When I came back from the Iraq war, I brought the war home with me. Like many veterans returning from war, I brought back more baggage than I took. Some of that baggage is dark and frightening. Very few people understand the baggage that I brought home with me, not my family, friends, and even some counsellors do not understand what I experienced in combat. I cannot blame them. The only people who understand are my fellow veterans who have been there, have done that, and have gotten the t-shirt to prove it.

When I went to war, I took only two bags; one with my military uniforms and the other with my civilian clothes. But when I returned from the war, I had many more bags. One of the bags that I brought home had memories of dead bodies and not just any kind of dead bodies, but the ones whose stench was terrible. A decade after the war, I’m still trying to escape the smell.

I experienced tremendous internal conflict when I returned from the war. For example, on New Year’s Day 2015 while everybody was celebrating and having fun, I was experiencing a flashback from war. When I heard the fireworks, it sounded like bullets and bombshells. And I felt a sickening feeling begin to take over me; my mind began to race; my stomach churned and I felt a sickness in the pit of my stomach; and my palms began to sweat. It felt as if my strength was being drained from my body, and I was dying on the inside.

Then, I began to look around to see if someone was going to attack me at any moment. I was familiar with these feelings; I had seen and felt it before many times at home and in Iraq. And, then, suddenly, I’m back in Iraq, even though it has been over 10 years since I went there. I remember the shootings, bombings, helicopters and running. I could hear the screams of men, and I could hear the awful noise of the guns and bombs. And this led me to find a safe place to get away from the noise. So I go into isolation, I feel safe and protected. No one can hurt or find me.

All I wanted to do was to be alone and isolated. I brought home isolation from the war. Isolation is something else that helped me during the war. It helped me to cope with the things I saw. Some veterans don’t have a lot of people who understand and can talk to them so they isolate themselves. In war, in order to survive, you have to become emotionally numb to the things you see. When I saw people killed or injured, at the time, I did not feel anything at all. I became emotionally numb and developed an awful indifference to pain, even my own.
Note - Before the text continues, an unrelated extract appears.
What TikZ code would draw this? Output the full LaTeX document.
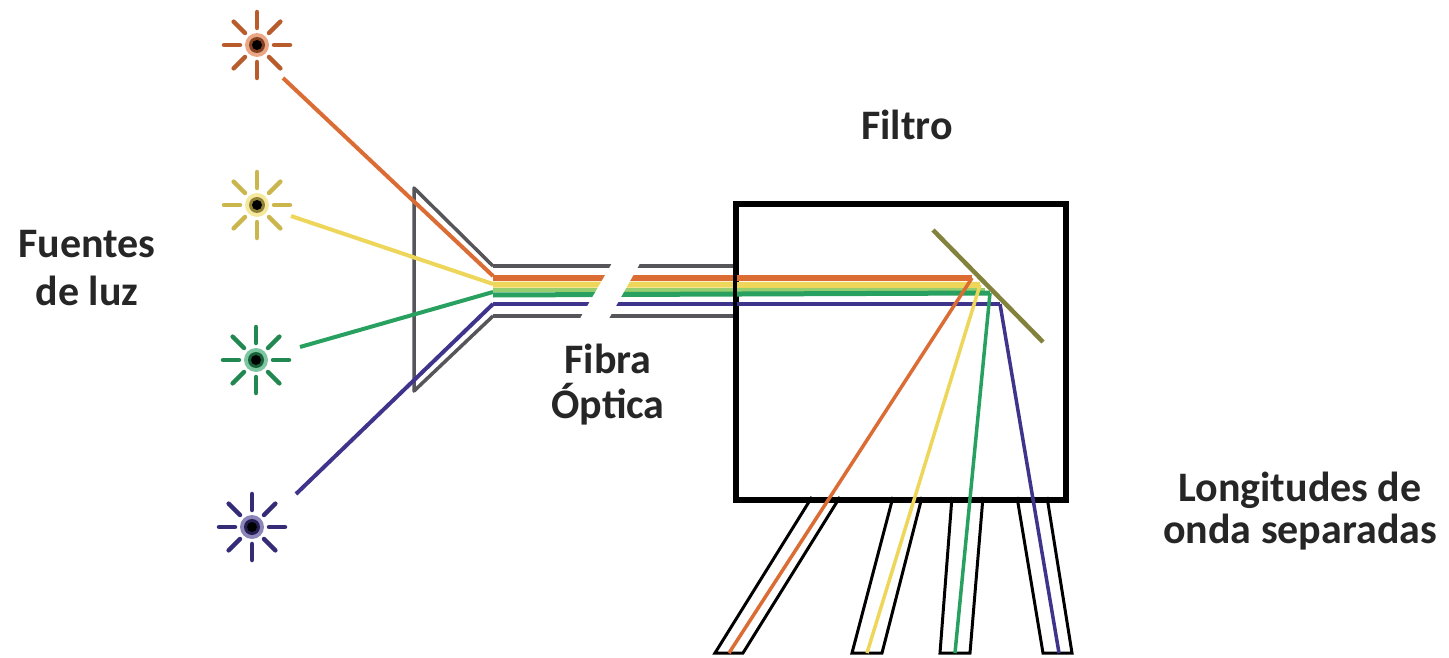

Although becoming emotionally numb helped me to survive, strive, and succeed on the battlefield, it hurt my family tremendously because I had become emotionally numb, distant, and detached from them. I had become awfully indifferent to my family’s pain, others’ pain and even my own.

After combat, I was unable to turn off feeling numb. So I couldn’t feel any emotions: love, pain, joy, compassion, or empathy. When I would hold my children, I felt no affection, warmth, or comfort. Their bodies felt cold like the dead bodies I put into body bags. Just as I felt detached from the dead and dying on the battlefield, I felt the same with my family. Feelings of numbness, isolation, and guilt are some of the things veterans often carry with them in their baggage home from war.